Las patatas fritas no tienen secretos para mí. Cojo una patata, la pelo y la parto en tiras con el cuchillo. Es una sola patata, pero, una vez partida y pasada por la sartén, lo llamo «patatas fritas». Así, de una patata, hago varias.

Lo difícil es lo contrario. Hacer, de varias, una sola. Adams y Jefferson, al fundar los Estados Unidos de América, inventaron aquel lema: «E pluribus unum». Pero era un lema. Los americanos son cada uno de su padre y de su madre. Nunca mejor dicho.

Lo imposible lo ha hecho posible Cristo con inmenso dolor e inmensa gloria. Que todos sean uno, como tú, Padre, en mí, y yo en ti. Ha sufrido en la Cruz el desgarro de los hombres, dispersos como ovejas sin pastor. Ha gritado desde lo alto del Leño llamando a cada uno. Y ha entregado su Espíritu a quienes nos hemos acercado a esa fuente de agua y sangre para que seamos uno en Él. De muchos ha hecho uno.

Cristo sigue sufriendo, llamando, entregando su Espíritu. Porque la unidad completa no está lograda aún. Súmate a ese dolor y a esa llamada. Busca a quienes están lejos. Háblales de Dios.

(TP07J)

El que nos santifica en la Verdad

Consuela saber que, en nuestro decenario al Espíritu Santo, no estamos solos. El propio Cristo encabeza nuestra plegaria y pide el Espíritu para los suyos. Nosotros tan sólo nos unimos a su oración.

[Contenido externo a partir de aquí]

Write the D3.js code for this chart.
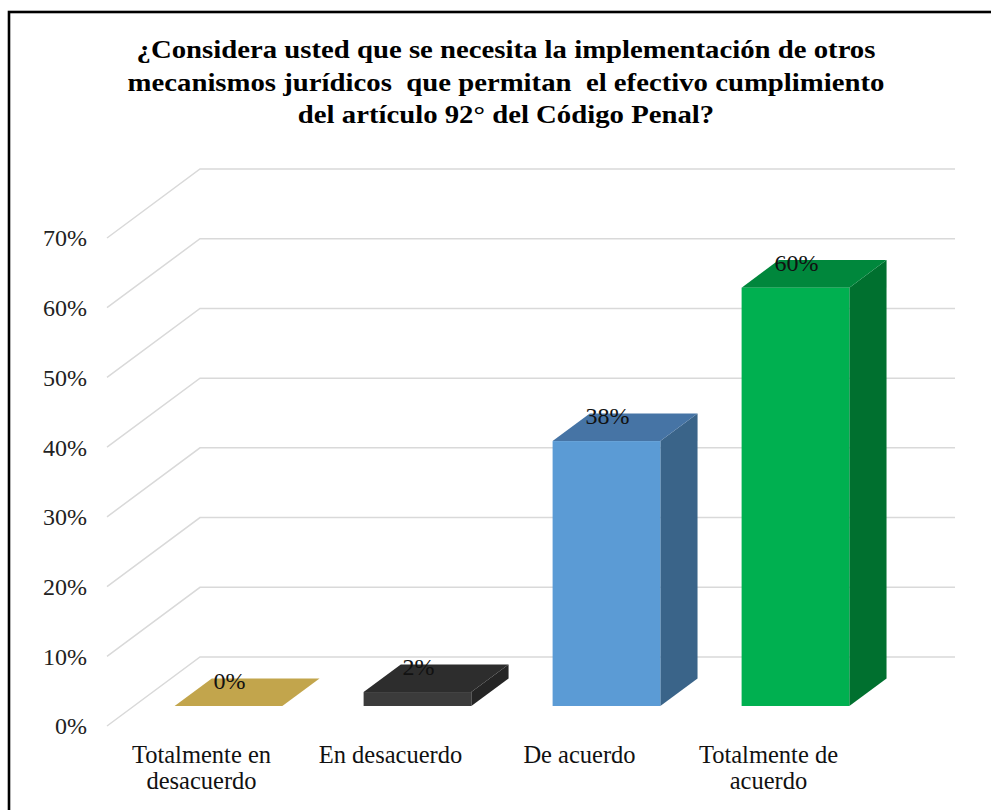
<!DOCTYPE html>
<html>
<head>
<meta charset="utf-8">
<script src="https://cdn.jsdelivr.net/npm/d3@7"></script>
<style>
  body { margin: 0; background: #fff; font-family: 'Liberation Serif', 'Times New Roman', Times, serif; }
  svg { display: block; }
  text { font-family: 'Liberation Serif', 'Times New Roman', Times, serif; }
</style>
</head>
<body>
<div id="chart"></div>
<script>
const width = 991;
const height = 810;
const serif = "'Liberation Serif', 'Times New Roman', Times, serif";

// data
const titleLines = [
    "¿Considera usted que se necesita la implementación de otros",
    "mecanismos jurídicos  que permitan  el efectivo cumplimiento",
    "del artículo 92° del Código Penal?"
];
const categories = ["Totalmente en desacuerdo", "En desacuerdo", "De acuerdo", "Totalmente de acuerdo"];
const values = [0, 0.02, 0.38, 0.60];
const yTicks = [0, 0.1, 0.2, 0.3, 0.4, 0.5, 0.6, 0.7];

// colours per bar: front, top, side
const frontColors = ["#C2A54C", "#3B3B3B", "#5B9BD5", "#00B050"];
const topColors = ["#C2A54C", "#2D2D2D", "#4674A5", "#00873C"];
const sideColors = ["#A88C3C", "#252525", "#3A6489", "#00702F"];

// 3D layout: depth vector of the floor/wall
const depthX = 93, depthY = -69;
const f0 = 0.29, f1 = 0.69; // bar depth fractions

const svg = d3.select("#chart")
    .append("svg")
    .attr("width", width)
    .attr("height", height)
    .attr("font-family", serif);

// frame
svg.append("rect")
    .attr("x", 9).attr("y", 12)
    .attr("width", 1100).attr("height", 900)
    .attr("fill", "none")
    .attr("stroke", "#000")
    .attr("stroke-width", 2.6);

// title (the original is a bit stretched sideways)
svg.append("g")
    .selectAll("g")
    .data(titleLines)
    .enter()
    .append("g")
    .attr("transform", (d, i) => `translate(506,${58 + i * 32.5}) scale(1.15,1)`)
    .append("text")
    .attr("text-anchor", "middle")
    .attr("font-family", serif)
    .attr("font-weight", "bold")
    .attr("font-size", 25)
    .attr("fill", "#000")
    .style("white-space", "pre")
    .text(d => d);

const x = d3.scaleBand()
    .domain(categories)
    .range([107, 863])
    .paddingInner(0.43)
    .paddingOuter(0.215);

const y = d3.scaleLinear()
    .domain([0, 0.7])
    .range([726, 238]);

// gridlines (diagonal on left wall + horizontal on back wall)
const grid = svg.append("g");
grid.selectAll("path")
    .data(yTicks)
    .enter()
    .append("path")
    .attr("d", d => `M107,${y(d)} L${107 + depthX},${y(d) + depthY} L955,${y(d) + depthY}`)
    .attr("fill", "none")
    .attr("stroke", "#D9D9D9")
    .attr("stroke-width", 1.5);

// y tick labels
svg.append("g")
    .selectAll("text")
    .data(yTicks)
    .enter()
    .append("text")
    .attr("x", 87)
    .attr("y", d => y(d))
    .attr("dy", "0.35em")
    .attr("text-anchor", "end")
    .attr("font-family", serif)
    .attr("font-size", 24)
    .attr("fill", "#222")
    .text(d3.format(".0%"));

// bars
const fx = f0 * depthX, fy = f0 * depthY;
const bx = (f1 - f0) * depthX, by = (f1 - f0) * depthY;

const bars = svg.append("g")
    .selectAll("g")
    .data(categories.map((c, i) => ({ c, v: values[i], i })))
    .enter()
    .append("g");

bars.each(function(d) {
    const g = d3.select(this);
    const x0 = x(d.c) + fx;
    const x1 = x0 + x.bandwidth();
    const yb = y(0) + fy;
    const yt = y(d.v) + fy;
    if (d.v > 0) {
        // side
        g.append("path")
            .attr("d", `M${x1},${yb} L${x1 + bx},${yb + by} L${x1 + bx},${yt + by} L${x1},${yt} Z`)
            .attr("fill", sideColors[d.i]);
    }
    // top
    g.append("path")
        .attr("d", `M${x0},${yt} L${x1},${yt} L${x1 + bx},${yt + by} L${x0 + bx},${yt + by} Z`)
        .attr("fill", topColors[d.i]);
    if (d.v > 0) {
        // front
        g.append("rect")
            .attr("x", x0)
            .attr("y", yt)
            .attr("width", x.bandwidth())
            .attr("height", yb - yt)
            .attr("fill", frontColors[d.i]);
    }
    // data label
    g.append("text")
        .attr("x", (x0 + x1) / 2 + 1)
        .attr("y", yt - 17)
        .attr("text-anchor", "middle")
        .attr("font-family", serif)
        .attr("font-size", 24)
        .attr("fill", "#111")
        .text(d3.format(".0%")(d.v));
});

// category labels with wrapping
const catY = 763;
const catLabels = svg.append("g")
    .selectAll("text")
    .data(categories)
    .enter()
    .append("text")
    .attr("text-anchor", "middle")
    .attr("font-family", serif)
    .attr("font-size", 24.5)
    .attr("fill", "#111")
    .attr("x", d => x(d) + x.bandwidth() / 2)
    .attr("y", catY);

catLabels.each(function(d) {
    const t = d3.select(this);
    const cx = x(d) + x.bandwidth() / 2;
    const words = d.split(" ");
    let line = [];
    let lineNo = 0;
    let tspan = t.append("tspan").attr("x", cx).attr("y", catY);
    words.forEach(w => {
        line.push(w);
        tspan.text(line.join(" "));
        if (tspan.node().getComputedTextLength() > 175 && line.length > 1) {
            line.pop();
            tspan.text(line.join(" "));
            line = [w];
            lineNo++;
            tspan = t.append("tspan").attr("x", cx).attr("y", catY + lineNo * 26).text(w);
        }
    });
});
</script>
</body>
</html>
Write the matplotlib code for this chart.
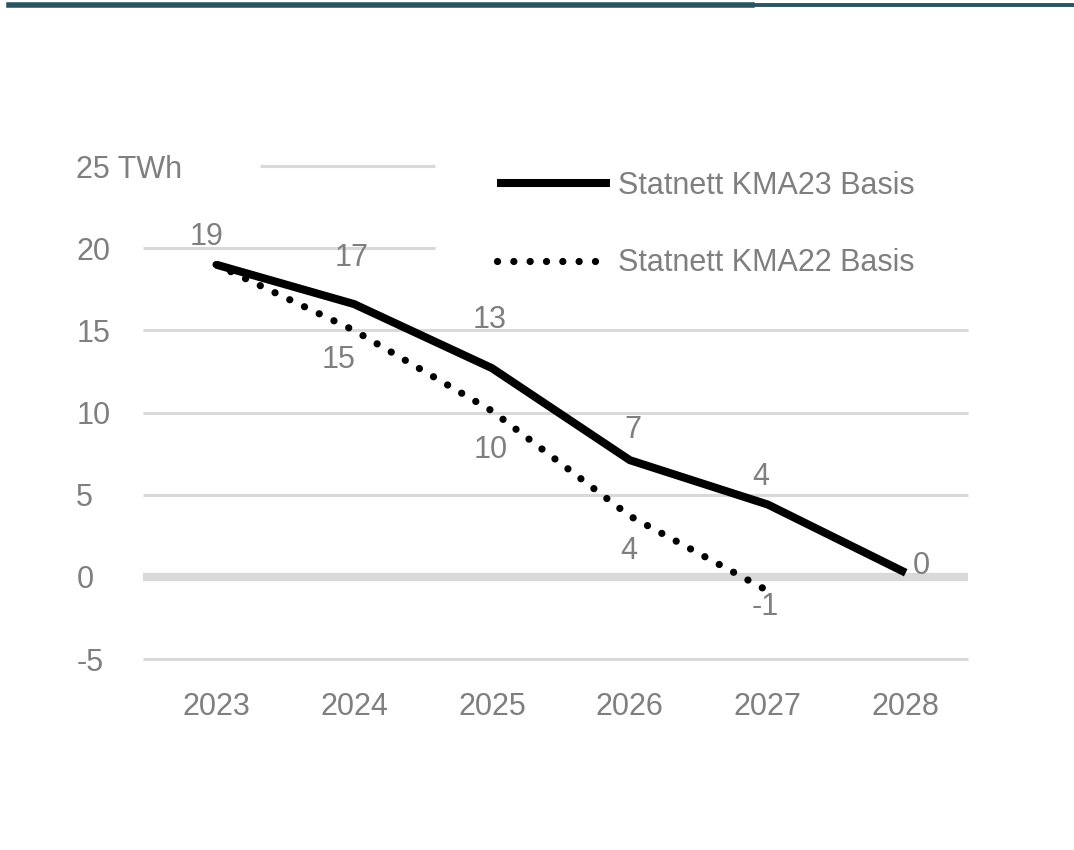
import matplotlib.pyplot as plt
from matplotlib.lines import Line2D

years = ['2023', '2024', '2025', '2026', '2027', '2028']
kma23 = [19.0, 16.6, 12.7, 7.1, 4.4, 0.25]
kma23_labels = ['19', '17', '13', '7', '4', '0']
kma22 = [19.0, 15.0, 10.1, 3.7, -0.85]
kma22_labels = ['', '15', '10', '4', '-1']
yticks = [-5, 0, 5, 10, 15, 20, 25]
ytick_labels = ['-5', '0', '5', '10', '15', '20', '25 TWh']

grey = '#7f7f7f'
grid = '#d9d9d9'
plt.rcParams['font.family'] = ['Liberation Sans', 'DejaVu Sans']
fs = 22

fig = plt.figure(figsize=(10.74, 8.5), dpi=100)
# dark band at the top of the page
fig.add_artist(Line2D([0.008, 0.70], [0.9945, 0.9945], color='#2a5461', lw=4.0))
fig.add_artist(Line2D([0.70, 1.0], [0.9945, 0.9945], color='#2a5461', lw=2.8))

ax = fig.add_axes([0.1331, 0.2247, 0.768, 0.58])
x = list(range(len(years)))

# gridlines; the top two are partly hidden by the label and the legend
gl = dict(color=grid, zorder=0, clip_on=False, solid_capstyle='butt')
for v in yticks:
    if v == 0:
        ax.axhline(v, lw=6, **gl)
    elif v == 25:
        ax.axhline(v, xmin=0.142, xmax=0.354, lw=2.2, **gl)
    elif v == 20:
        ax.axhline(v, xmax=0.354, lw=2.2, **gl)
    else:
        ax.axhline(v, lw=2.2, **gl)

ax.plot(x[:len(kma22)], kma22, color='black', lw=5.2, linestyle=(0, (0.01, 2.25)),
        dash_capstyle='round', label='Statnett KMA22 Basis', zorder=3)
ax.plot(x, kma23, color='black', lw=5.8, solid_capstyle='butt',
        label='Statnett KMA23 Basis', zorder=4)

off23 = [(-7, 20), (-2, 33), (-2, 35), (2, 22), (-5, 20), (5, 5)]
for i, (v, t) in enumerate(zip(kma23, kma23_labels)):
    ha = 'left' if i == len(kma23) - 1 else 'center'
    ax.annotate(t, (x[i], v), xytext=off23[i], textcoords='offset points',
                ha=ha, va='center', color=grey, fontsize=fs, zorder=5)
off22 = [(0, 0), (-11, -21), (-1, -28), (-1, -25), (-2, -12)]
for i, (v, t) in enumerate(zip(kma22, kma22_labels)):
    if t:
        ax.annotate(t, (x[i], v), xytext=off22[i], textcoords='offset points',
                    ha='center', va='center', color=grey, fontsize=fs, zorder=5)

ax.set_xlim(-0.53, 5.45)
ax.set_ylim(-5, 25)
ax.set_xticks(x)
ax.set_xticklabels(years)
ax.set_yticks(yticks)
ax.set_yticklabels(ytick_labels)
for lab in ax.get_yticklabels():
    lab.set_horizontalalignment('left')
ax.tick_params(axis='y', length=0, pad=48, labelsize=fs, colors=grey)
ax.tick_params(axis='x', length=0, pad=24, labelsize=fs, colors=grey)
for s in ax.spines.values():
    s.set_visible(False)

handles, labels = ax.get_legend_handles_labels()
leg = ax.legend(handles[::-1], labels[::-1], loc='upper left',
                bbox_to_anchor=(0.429, 0.99), frameon=False, fontsize=fs,
                handlelength=3.7, handletextpad=0.26, labelspacing=1.55,
                borderpad=0, borderaxespad=0)
for t in leg.get_texts():
    t.set_color(grey)

fig.savefig('out.png', dpi=100)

Cuando estaba con ellos, yo guardaba en tu nombre a los que me diste… Ahora voy a ti. Ya no estará con ellos, ni con nosotros, como estaba antes. Ascenderá al cielo y su rostro quedará velado, el timbre de su voz ya no se escuchará, sus manos ya no tocarán a los enfermos. Por eso se preocupa por los suyos. ¿Qué será de ellos?

Que sean uno, como nosotros… Que tengan en sí mismos mi alegría cumplida… Que los guardes del maligno… Que también ellos sean santificados en la verdad.

Así pide Jesús el Espíritu para nosotros. Porque el Paráclito es quien nos hace uno en Cristo. Él trae la alegría de Jesús al alma del cristiano. Él sella nuestras almas y las guarda del Maligno. Él nos santifica en la Verdad, en Cristo.

No son del mundo, como tampoco yo soy del mundo. Por el baño del Espíritu nacemos como hijos de Dios y ciudadanos del cielo. Vivimos en la tierra, pero somos de Dios.